Age A Track-You can easily determine how fresh a track is by gently clearing the area next to the track with your fist. Compare the outline and texture (wet, dry, etc.) of both the track and your clearing. You should be able to tell, based off your clearing, how fresh the track is.

Size A Track-Similar to determining the age of a track, keep this hunting tip in mind: a mature buck will leave tracks measuring 5-6 inches from toe tip to the back of the dewclaw. Adult does and young bucks do not typically leave a track more than 4 inches in length. To determine width, lay a .30/06 cartridge crosswise inside the hoof print or dewclaw spread. If the cartridge is the same as the width, keep tracking. It’ll be worth it.

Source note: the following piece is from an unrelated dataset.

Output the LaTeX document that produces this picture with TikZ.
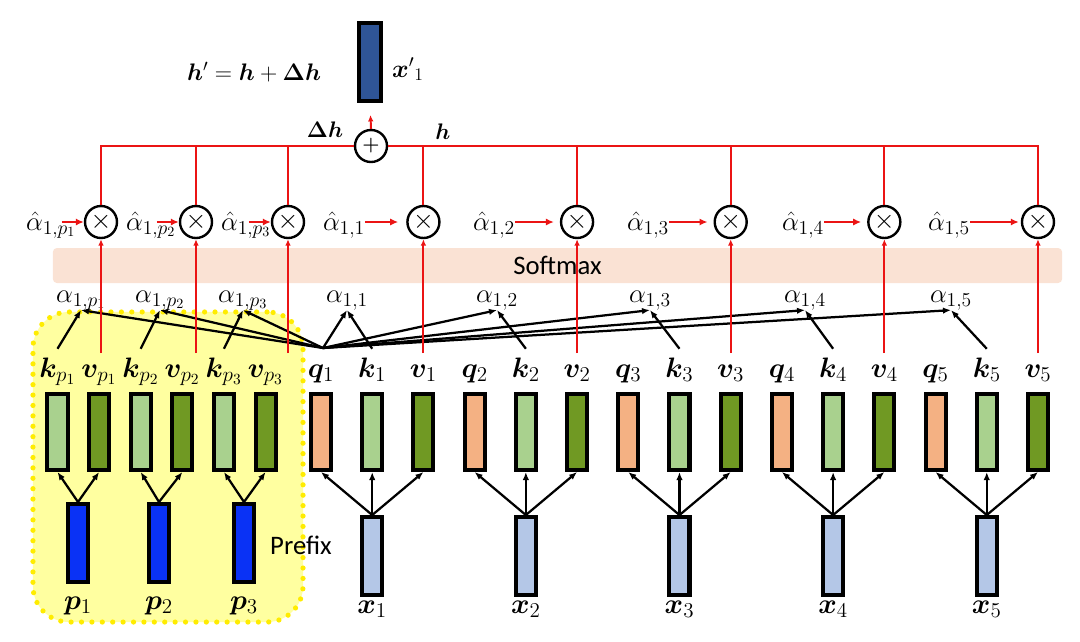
\RequirePackage{fix-cm}
\documentclass[tikz,border=0pt]{standalone}
\usepackage[no-math]{fontspec}
\usepackage{amsmath,bm}
\usepackage{tikz}
\usetikzlibrary{arrows.meta,positioning,calc}
\newfontfamily\calibri{Carlito}
\DeclareMathSizes{20}{20}{15}{11}
\DeclareMathSizes{19}{19}{14}{10}
\definecolor{QOrange}{RGB}{244,177,131}
\definecolor{KGreen}{RGB}{169,209,142}
\definecolor{VGreen}{RGB}{112,153,35}
\definecolor{XBlue}{RGB}{180,199,231}
\definecolor{PBlue}{RGB}{10,50,245}
\definecolor{OutBlue}{RGB}{47,85,151}
\definecolor{SoftPeach}{RGB}{250,226,212}
\definecolor{PrefixYellow}{RGB}{255,255,160}
\definecolor{DotYellow}{RGB}{255,236,0}
\definecolor{AttRed}{RGB}{235,20,20}

\begin{document}
\begin{tikzpicture}[
x=0.025cm, y=-0.025cm,
bar/.style={
draw=black,
line width=0.1cm,
minimum width=0.5cm,
minimum height=1.9cm,
inner sep=0pt
},
qbar/.style={bar, fill=QOrange},
kbar/.style={bar, fill=KGreen},
vbar/.style={bar, fill=VGreen},
xbar/.style={bar, fill=XBlue, minimum height=1.95cm},
pbar/.style={bar, fill=PBlue, minimum height=1.95cm},
lbl/.style={anchor=base, inner sep=1pt, font=\fontsize{20}{22}\selectfont},
alab/.style={anchor=base, inner sep=0pt, font=\fontsize{19}{21}\selectfont},
mult/.style={
circle,
draw=black,
fill=white,
line width=0.06cm,
minimum size=0.8cm,
inner sep=0pt,
font=\fontsize{19}{20}\selectfont
},
prefixbox/.style={
draw=DotYellow,
fill=PrefixYellow,
line width=1.3mm,
dash pattern=on 0pt off 2.6mm,
line cap=round,
rounded corners=0.9cm
},
band/.style={
fill=SoftPeach,
rounded corners=0.1cm,
minimum width=25.225cm,
minimum height=0.875cm,
inner sep=0pt,
font=\calibri\fontsize{19}{22}\selectfont
},
arrow/.style={-{Latex[length=2mm,width=1.6mm]},line width=1.6pt},
redline/.style={draw=AttRed,line width=1.4pt},
redarrow/.style={redline,-{Latex[length=2mm,width=1.8mm]}},
redup/.style={redline,-{Latex[length=1.6mm,width=1.4mm]}}
]
\useasboundingbox (0,0) rectangle (1080,641);

% background regions
\node[prefixbox, minimum width=6.75cm, minimum height=7.75cm] (prefixarea) at (168,467) {};
\node[band] (softmax) at (557.5,265.5) {Softmax};
\node[font=\calibri\fontsize{19}{22}\selectfont] (prefixlbl) at (301,545) {Prefix};

% prefix keys and values
\node[kbar] (kp1) at (57.5,432) {};
\node[vbar, right=0.44cm of kp1] (vp1) {};
\node[kbar, right=0.44cm of vp1] (kp2) {};
\node[vbar, right=0.44cm of kp2] (vp2) {};
\node[kbar, right=0.44cm of vp2] (kp3) {};
\node[vbar, right=0.44cm of kp3] (vp3) {};

% queries, keys and values of the tokens
\node[qbar] (q1) at (321,432) {};
\node[kbar, right=0.68cm of q1] (k1) {};
\node[vbar, right=0.68cm of k1] (v1) {};
\node[qbar, right=0.68cm of v1] (q2) {};
\node[kbar, right=0.68cm of q2] (k2) {};
\node[vbar, right=0.68cm of k2] (v2) {};
\node[qbar, right=0.68cm of v2] (q3) {};
\node[kbar, right=0.68cm of q3] (k3) {};
\node[vbar, right=0.68cm of k3] (v3) {};
\node[qbar, right=0.68cm of v3] (q4) {};
\node[kbar, right=0.68cm of q4] (k4) {};
\node[vbar, right=0.68cm of k4] (v4) {};
\node[qbar, right=0.68cm of v4] (q5) {};
\node[kbar, right=0.68cm of q5] (k5) {};
\node[vbar, right=0.68cm of k5] (v5) {};

% inputs
\node[pbar] (p1) at (78,543) {};
\node[pbar] (p2) at (159,543) {};
\node[pbar] (p3) at (244,543) {};
\node[xbar, below=1.075cm of k1] (x1) {};
\node[xbar, below=1.075cm of k2] (x2) {};
\node[xbar, below=1.075cm of k3] (x3) {};
\node[xbar, below=1.075cm of k4] (x4) {};
\node[xbar, below=1.075cm of k5] (x5) {};

% vector labels
\node[lbl] (lkp1) at ($(kp1.north)+(0,-15)$) {$\bm{k}_{p_1}$};
\node[lbl] (lvp1) at ($(vp1.north)+(0,-15)$) {$\bm{v}_{p_1}$};
\node[lbl] (lkp2) at ($(kp2.north)+(0,-15)$) {$\bm{k}_{p_2}$};
\node[lbl] (lvp2) at ($(vp2.north)+(0,-15)$) {$\bm{v}_{p_2}$};
\node[lbl] (lkp3) at ($(kp3.north)+(0,-15)$) {$\bm{k}_{p_3}$};
\node[lbl] (lvp3) at ($(vp3.north)+(0,-15)$) {$\bm{v}_{p_3}$};
\node[lbl] (lq1) at ($(q1.north)+(0,-15)$) {$\bm{q}_1$};
\node[lbl] (lk1) at ($(k1.north)+(0,-15)$) {$\bm{k}_1$};
\node[lbl] (lv1) at ($(v1.north)+(0,-15)$) {$\bm{v}_1$};
\node[lbl] (lq2) at ($(q2.north)+(0,-15)$) {$\bm{q}_2$};
\node[lbl] (lk2) at ($(k2.north)+(0,-15)$) {$\bm{k}_2$};
\node[lbl] (lv2) at ($(v2.north)+(0,-15)$) {$\bm{v}_2$};
\node[lbl] (lq3) at ($(q3.north)+(0,-15)$) {$\bm{q}_3$};
\node[lbl] (lk3) at ($(k3.north)+(0,-15)$) {$\bm{k}_3$};
\node[lbl] (lv3) at ($(v3.north)+(0,-15)$) {$\bm{v}_3$};
\node[lbl] (lq4) at ($(q4.north)+(0,-15)$) {$\bm{q}_4$};
\node[lbl] (lk4) at ($(k4.north)+(0,-15)$) {$\bm{k}_4$};
\node[lbl] (lv4) at ($(v4.north)+(0,-15)$) {$\bm{v}_4$};
\node[lbl] (lq5) at ($(q5.north)+(0,-15)$) {$\bm{q}_5$};
\node[lbl] (lk5) at ($(k5.north)+(0,-15)$) {$\bm{k}_5$};
\node[lbl] (lv5) at ($(v5.north)+(0,-15)$) {$\bm{v}_5$};
\node[lbl] (lp1) at ($(p1.south)+(0,25)$) {$\bm{p}_1$};
\node[lbl] (lp2) at ($(p2.south)+(0,25)$) {$\bm{p}_2$};
\node[lbl] (lp3) at ($(p3.south)+(0,25)$) {$\bm{p}_3$};
\node[lbl] (lx1) at ($(x1.south)+(0,16)$) {$\bm{x}_1$};
\node[lbl] (lx2) at ($(x2.south)+(0,16)$) {$\bm{x}_2$};
\node[lbl] (lx3) at ($(x3.south)+(0,16)$) {$\bm{x}_3$};
\node[lbl] (lx4) at ($(x4.south)+(0,16)$) {$\bm{x}_4$};
\node[lbl] (lx5) at ($(x5.south)+(0,16)$) {$\bm{x}_5$};

% attention scores
\node[alab] (ap1) at (81,302) {$\alpha_{1,p_1}$};
\node[alab] (ap2) at (160,302) {$\alpha_{1,p_2}$};
\node[alab] (ap3) at (243,302) {$\alpha_{1,p_3}$};
\node[alab] (a1) at (347,302) {$\alpha_{1,1}$};
\node[alab] (a2) at (497,302) {$\alpha_{1,2}$};
\node[alab] (a3) at (650,302) {$\alpha_{1,3}$};
\node[alab] (a4) at (805,302) {$\alpha_{1,4}$};
\node[alab] (a5) at (951,302) {$\alpha_{1,5}$};

% normalised weights
\node[alab] (ahp1) at (51,230) {$\hat{\alpha}_{1,p_1}$};
\node[alab] (ahp2) at (151,230) {$\hat{\alpha}_{1,p_2}$};
\node[alab] (ahp3) at (246,230) {$\hat{\alpha}_{1,p_3}$};
\node[alab] (ah1) at (344,230) {$\hat{\alpha}_{1,1}$};
\node[alab] (ah2) at (494,230) {$\hat{\alpha}_{1,2}$};
\node[alab] (ah3) at (648,230) {$\hat{\alpha}_{1,3}$};
\node[alab] (ah4) at (803,230) {$\hat{\alpha}_{1,4}$};
\node[alab] (ah5) at (949,230) {$\hat{\alpha}_{1,5}$};

% weighting
\coordinate (mrow) at (0,222);
\node[mult] (mp1) at (101,222) {$\times$};
\node[mult] (mp2) at (196,222) {$\times$};
\node[mult] (mp3) at (288,222) {$\times$};
\node[mult] (m1) at (v1 |- mrow) {$\times$};
\node[mult] (m2) at (v2 |- mrow) {$\times$};
\node[mult] (m3) at (v3 |- mrow) {$\times$};
\node[mult] (m4) at (v4 |- mrow) {$\times$};
\node[mult] (m5) at (v5 |- mrow) {$\times$};

% sum and output
\node[mult, font=\fontsize{14}{14}\selectfont] (sum) at (371,146) {$\bm{+}$};
\node[bar, fill=OutBlue, minimum width=0.55cm, minimum height=1.95cm] (xout) at (370,62) {};
\node[lbl, font=\fontsize{18}{20}\selectfont] (lxout) at (408,77) {${\bm{x}'}_1$};
\node[lbl, font=\fontsize{17}{20}\selectfont] (update) at (254,80) {$\bm{h}'=\bm{h}+\bm{\Delta h}$};
\node[lbl, font=\fontsize{16}{18}\selectfont] (ldh) at (325,137) {$\bm{\Delta h}$};
\node[lbl, font=\fontsize{16}{18}\selectfont] (lh) at (443,139) {$\bm{h}$};

% projections
\draw[arrow] (p1.north) -- (kp1.south);
\draw[arrow] (p1.north) -- (vp1.south);
\draw[arrow] (p2.north) -- (kp2.south);
\draw[arrow] (p2.north) -- (vp2.south);
\draw[arrow] (p3.north) -- (kp3.south);
\draw[arrow] (p3.north) -- (vp3.south);
\draw[arrow] (x1.north) -- (q1.south);
\draw[arrow] (x1.north) -- (k1.south);
\draw[arrow] (x1.north) -- (v1.south);
\draw[arrow] (x2.north) -- (q2.south);
\draw[arrow] (x2.north) -- (k2.south);
\draw[arrow] (x2.north) -- (v2.south);
\draw[arrow] (x3.north) -- (q3.south);
\draw[arrow] (x3.north) -- (k3.south);
\draw[arrow] (x3.north) -- (v3.south);
\draw[arrow] (x4.north) -- (q4.south);
\draw[arrow] (x4.north) -- (k4.south);
\draw[arrow] (x4.north) -- (v4.south);
\draw[arrow] (x5.north) -- (q5.south);
\draw[arrow] (x5.north) -- (k5.south);
\draw[arrow] (x5.north) -- (v5.south);

% query against keys
\coordinate (att) at (323,348);
\draw[arrow] (att) -- (ap1.south);
\draw[arrow] (att) -- (ap2.south);
\draw[arrow] (att) -- (ap3.south);
\draw[arrow] (att) -- (a1.south);
\draw[arrow] (att) -- (a2.south);
\draw[arrow] (att) -- (a3.south);
\draw[arrow] (att) -- (a4.south);
\draw[arrow] (att) -- (a5.south);
\draw[arrow] ([yshift=5pt]lkp1.north) -- (ap1.south);
\draw[arrow] ([yshift=5pt]lkp2.north) -- (ap2.south);
\draw[arrow] ([yshift=5pt]lkp3.north) -- (ap3.south);
\draw[arrow] ([yshift=5pt]lk1.north) -- (a1.south);
\draw[arrow] ([yshift=5pt]lk2.north) -- (a2.south);
\draw[arrow] ([yshift=5pt]lk3.north) -- (a3.south);
\draw[arrow] ([yshift=5pt]lk4.north) -- (a4.south);
\draw[arrow] ([yshift=5pt]lk5.north) -- (a5.south);

% values up to the weighting
\coordinate (vtop) at (0,353);
\draw[redup] (mp1 |- vtop) -- (mp1.south);
\draw[redup] (mp2 |- vtop) -- (mp2.south);
\draw[redup] (mp3 |- vtop) -- (mp3.south);
\draw[redup] (m1 |- vtop) -- (m1.south);
\draw[redup] (m2 |- vtop) -- (m2.south);
\draw[redup] (m3 |- vtop) -- (m3.south);
\draw[redup] (m4 |- vtop) -- (m4.south);
\draw[redup] (m5 |- vtop) -- (m5.south);

% weights into the products
\draw[redarrow] ($(mp1.west)+(-22,0)$) -- (mp1.west);
\draw[redarrow] ($(mp2.west)+(-22,0)$) -- (mp2.west);
\draw[redarrow] ($(mp3.west)+(-22,0)$) -- (mp3.west);
\draw[redarrow, shorten >=2mm] (ah1.east |- m1.west) -- (m1.west);
\draw[redarrow, shorten >=1.5mm] (ah2.east |- m2.west) -- (m2.west);
\draw[redarrow, shorten >=1.5mm] (ah3.east |- m3.west) -- (m3.west);
\draw[redarrow, shorten >=1.5mm] (ah4.east |- m4.west) -- (m4.west);
\draw[redarrow, shorten >=0.5mm] (ah5.east |- m5.west) -- (m5.west);

% products summed
\draw[redline] (mp1.north) |- (sum.west);
\draw[redline] (mp2.north) |- (sum.west);
\draw[redline] (mp3.north) |- (sum.west);
\draw[redline] (m1.north) |- (sum.east);
\draw[redline] (m2.north) |- (sum.east);
\draw[redline] (m3.north) |- (sum.east);
\draw[redline] (m4.north) |- (sum.east);
\draw[redline] (m5.north) |- (sum.east);
\draw[redup, shorten >=0.3cm] (sum.north) -- (xout.south);
\end{tikzpicture}
\end{document}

Size A Rack-The next best thing to sizing a track? Sizing a rack! After you find buck rub that shows damage on nearby saplings, brush, or trunks, measure it from the middle of the main run to the outermost tine mark. Double it. The buck’s rack will be (at least) that wide.

Be Sneaky-It can be impossible to hunt silently. However, this can be an advantage because deer are also easier to hear. If you have to move, use a grunt tube or fawn bleat to cover the sound of your steps. If you can beat them, join them, right?

Find The Logger-If you are hunting in the big woods late in the season, find the freshly cut treetops left by the loggers. Look for fresh cuts by driving the back roads or keeping your eyes peeled for their machinery. After finding the fresh cuts, set up for an evening hunt.